> **Task description**
Drop the pictures, then extract the listing word for word.

> **Dataset section**

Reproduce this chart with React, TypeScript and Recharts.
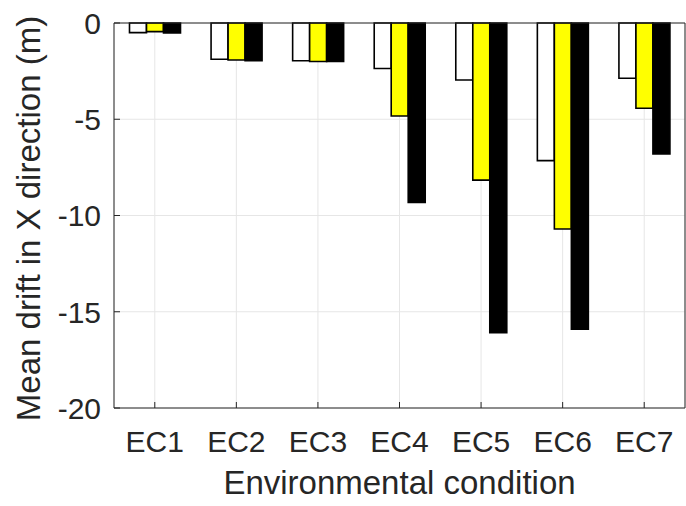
import React from "react";
import {
  BarChart,
  Bar,
  XAxis,
  YAxis,
  CartesianGrid,
  ReferenceLine,
} from "recharts";

const categories = ["EC1", "EC2", "EC3", "EC4", "EC5", "EC6", "EC7"];
const seriesWhite = [-0.5, -1.88, -1.96, -2.36, -2.96, -7.15, -2.87];
const seriesYellow = [-0.45, -1.92, -2.0, -4.83, -8.16, -10.7, -4.43];
const seriesBlack = [-0.52, -1.96, -2.0, -9.32, -16.09, -15.91, -6.8];
const yTicks = [-20, -15, -10, -5, 0];

const data = categories.map((name, i) => ({
  name,
  a: seriesWhite[i],
  b: seriesYellow[i],
  c: seriesBlack[i],
}));

const FONT = "'Liberation Sans', Arial, Helvetica, sans-serif";
const TXT = "#262626";
const AXIS = "#262626";

const LeftTick = (props: any) => {
  const { x, y, payload } = props;
  return (
    <g>
      <line x1={x} x2={x + 6} y1={y} y2={y} stroke={AXIS} strokeWidth={1} />
      <text
        x={x - 13}
        y={y}
        dy="0.36em"
        textAnchor="end"
        fontFamily={FONT}
        fontSize={30}
        fill={TXT}
      >
        {payload.value}
      </text>
    </g>
  );
};

const RightTick = (props: any) => {
  const { x, y } = props;
  return (
    <line x1={x} x2={x - 6} y1={y} y2={y} stroke={AXIS} strokeWidth={1} />
  );
};

const BottomTick = (props: any) => {
  const { x, y, payload } = props;
  return (
    <g>
      <line x1={x} x2={x} y1={y} y2={y - 6} stroke={AXIS} strokeWidth={1} />
      <text
        x={x}
        y={y + 44}
        textAnchor="middle"
        fontFamily={FONT}
        fontSize={30}
        fill={TXT}
      >
        {payload.value}
      </text>
    </g>
  );
};

const YLabel = (props: any) => {
  const vb = props.viewBox || {};
  const cy = (vb.y ?? 23) + (vb.height ?? 385) / 2 + 3;
  const cx = 40;
  return (
    <text
      x={cx}
      y={cy}
      transform={`rotate(-90, ${cx}, ${cy})`}
      textAnchor="middle"
      fontFamily={FONT}
      fontSize={33}
      fill={TXT}
    >
      Mean drift in X direction (m)
    </text>
  );
};

const XLabel = (props: any) => {
  const vb = props.viewBox || {};
  const cx = (vb.x ?? 114) + (vb.width ?? 571) / 2;
  return (
    <text
      x={cx}
      y={494}
      textAnchor="middle"
      fontFamily={FONT}
      fontSize={33}
      fill={TXT}
    >
      Environmental condition
    </text>
  );
};

export default function App() {
  return (
    <div style={{ position: "absolute", left: 0, top: 0, width: 686, height: 506, background: "#fff" }}>
      <BarChart
        width={686}
        height={506}
        data={data}
        margin={{ top: 23, right: 0, bottom: 0, left: 0 }}
        barCategoryGap="19%"
        barGap={0}
      >
        <CartesianGrid stroke="#e6e6e6" strokeWidth={1} yAxisId="left" xAxisId="bottom" />
        <XAxis
          xAxisId="bottom"
          dataKey="name"
          height={98}
          axisLine={{ stroke: AXIS, strokeWidth: 1 }}
          tickLine={false}
          tickSize={0}
          tickMargin={0}
          tick={<BottomTick />}
          interval={0}
          label={<XLabel />}
        />
        <YAxis
          yAxisId="left"
          width={114}
          domain={[-20, 0]}
          ticks={yTicks}
          axisLine={{ stroke: AXIS, strokeWidth: 1 }}
          tickLine={false}
          tickSize={0}
          tickMargin={0}
          tick={<LeftTick />}
          label={<YLabel />}
        />
        <YAxis
          yAxisId="right"
          orientation="right"
          width={1}
          domain={[-20, 0]}
          ticks={yTicks}
          axisLine={{ stroke: AXIS, strokeWidth: 1 }}
          tickLine={false}
          tickSize={0}
          tickMargin={0}
          tick={<RightTick />}
        />
        <Bar dataKey="a" xAxisId="bottom" yAxisId="left" fill="#ffffff" stroke="#000" strokeWidth={1.6} isAnimationActive={false} />
        <Bar dataKey="b" xAxisId="bottom" yAxisId="left" fill="#ffff00" stroke="#000" strokeWidth={1.6} isAnimationActive={false} />
        <Bar dataKey="c" xAxisId="bottom" yAxisId="left" fill="#000000" stroke="#000" strokeWidth={1.6} isAnimationActive={false} />
        <ReferenceLine y={0} xAxisId="bottom" yAxisId="left" stroke={AXIS} strokeWidth={1} ifOverflow="extendDomain" />
      </BarChart>
    </div>
  );
}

> **In response**
Reproduce this chart with React, TypeScript and Recharts.
import React from "react";
import {
  BarChart,
  Bar,
  XAxis,
  YAxis,
  CartesianGrid,
  ReferenceLine,
} from "recharts";

const categories = ["EC1", "EC2", "EC3", "EC4", "EC5", "EC6", "EC7"];
const seriesWhite = [-0.5, -1.88, -1.96, -2.36, -2.96, -7.15, -2.87];
const seriesYellow = [-0.45, -1.92, -2.0, -4.83, -8.16, -10.7, -4.43];
const seriesBlack = [-0.52, -1.96, -2.0, -9.32, -16.09, -15.91, -6.8];
const yTicks = [-20, -15, -10, -5, 0];

const data = categories.map((name, i) => ({
  name,
  a: seriesWhite[i],
  b: seriesYellow[i],
  c: seriesBlack[i],
}));

const FONT = "'Liberation Sans', Arial, Helvetica, sans-serif";
const TXT = "#262626";
const AXIS = "#262626";

const LeftTick = (props: any) => {
  const { x, y, payload } = props;
  return (
    <g>
      <line x1={x} x2={x + 6} y1={y} y2={y} stroke={AXIS} strokeWidth={1} />
      <text
        x={x - 13}
        y={y}
        dy="0.36em"
        textAnchor="end"
        fontFamily={FONT}
        fontSize={30}
        fill={TXT}
      >
        {payload.value}
      </text>
    </g>
  );
};

const RightTick = (props: any) => {
  const { x, y } = props;
  return (
    <line x1={x} x2={x - 6} y1={y} y2={y} stroke={AXIS} strokeWidth={1} />
  );
};

const BottomTick = (props: any) => {
  const { x, y, payload } = props;
  return (
    <g>
      <line x1={x} x2={x} y1={y} y2={y - 6} stroke={AXIS} strokeWidth={1} />
      <text
        x={x}
        y={y + 44}
        textAnchor="middle"
        fontFamily={FONT}
        fontSize={30}
        fill={TXT}
      >
        {payload.value}
      </text>
    </g>
  );
};

const YLabel = (props: any) => {
  const vb = props.viewBox || {};
  const cy = (vb.y ?? 23) + (vb.height ?? 385) / 2 + 3;
  const cx = 40;
  return (
    <text
      x={cx}
      y={cy}
      transform={`rotate(-90, ${cx}, ${cy})`}
      textAnchor="middle"
      fontFamily={FONT}
      fontSize={33}
      fill={TXT}
    >
      Mean drift in X direction (m)
    </text>
  );
};

const XLabel = (props: any) => {
  const vb = props.viewBox || {};
  const cx = (vb.x ?? 114) + (vb.width ?? 571) / 2;
  return (
    <text
      x={cx}
      y={494}
      textAnchor="middle"
      fontFamily={FONT}
      fontSize={33}
      fill={TXT}
    >
      Environmental condition
    </text>
  );
};

export default function App() {
  return (
    <div style={{ position: "absolute", left: 0, top: 0, width: 686, height: 506, background: "#fff" }}>
      <BarChart
        width={686}
        height={506}
        data={data}
        margin={{ top: 23, right: 0, bottom: 0, left: 0 }}
        barCategoryGap="19%"
        barGap={0}
      >
        <CartesianGrid stroke="#e6e6e6" strokeWidth={1} yAxisId="left" xAxisId="bottom" />
        <XAxis
          xAxisId="bottom"
          dataKey="name"
          height={98}
          axisLine={{ stroke: AXIS, strokeWidth: 1 }}
          tickLine={false}
          tickSize={0}
          tickMargin={0}
          tick={<BottomTick />}
          interval={0}
          label={<XLabel />}
        />
        <YAxis
          yAxisId="left"
          width={114}
          domain={[-20, 0]}
          ticks={yTicks}
          axisLine={{ stroke: AXIS, strokeWidth: 1 }}
          tickLine={false}
          tickSize={0}
          tickMargin={0}
          tick={<LeftTick />}
          label={<YLabel />}
        />
        <YAxis
          yAxisId="right"
          orientation="right"
          width={1}
          domain={[-20, 0]}
          ticks={yTicks}
          axisLine={{ stroke: AXIS, strokeWidth: 1 }}
          tickLine={false}
          tickSize={0}
          tickMargin={0}
          tick={<RightTick />}
        />
        <Bar dataKey="a" xAxisId="bottom" yAxisId="left" fill="#ffffff" stroke="#000" strokeWidth={1.6} isAnimationActive={false} />
        <Bar dataKey="b" xAxisId="bottom" yAxisId="left" fill="#ffff00" stroke="#000" strokeWidth={1.6} isAnimationActive={false} />
        <Bar dataKey="c" xAxisId="bottom" yAxisId="left" fill="#000000" stroke="#000" strokeWidth={1.6} isAnimationActive={false} />
        <ReferenceLine y={0} xAxisId="bottom" yAxisId="left" stroke={AXIS} strokeWidth={1} ifOverflow="extendDomain" />
      </BarChart>
    </div>
  );
}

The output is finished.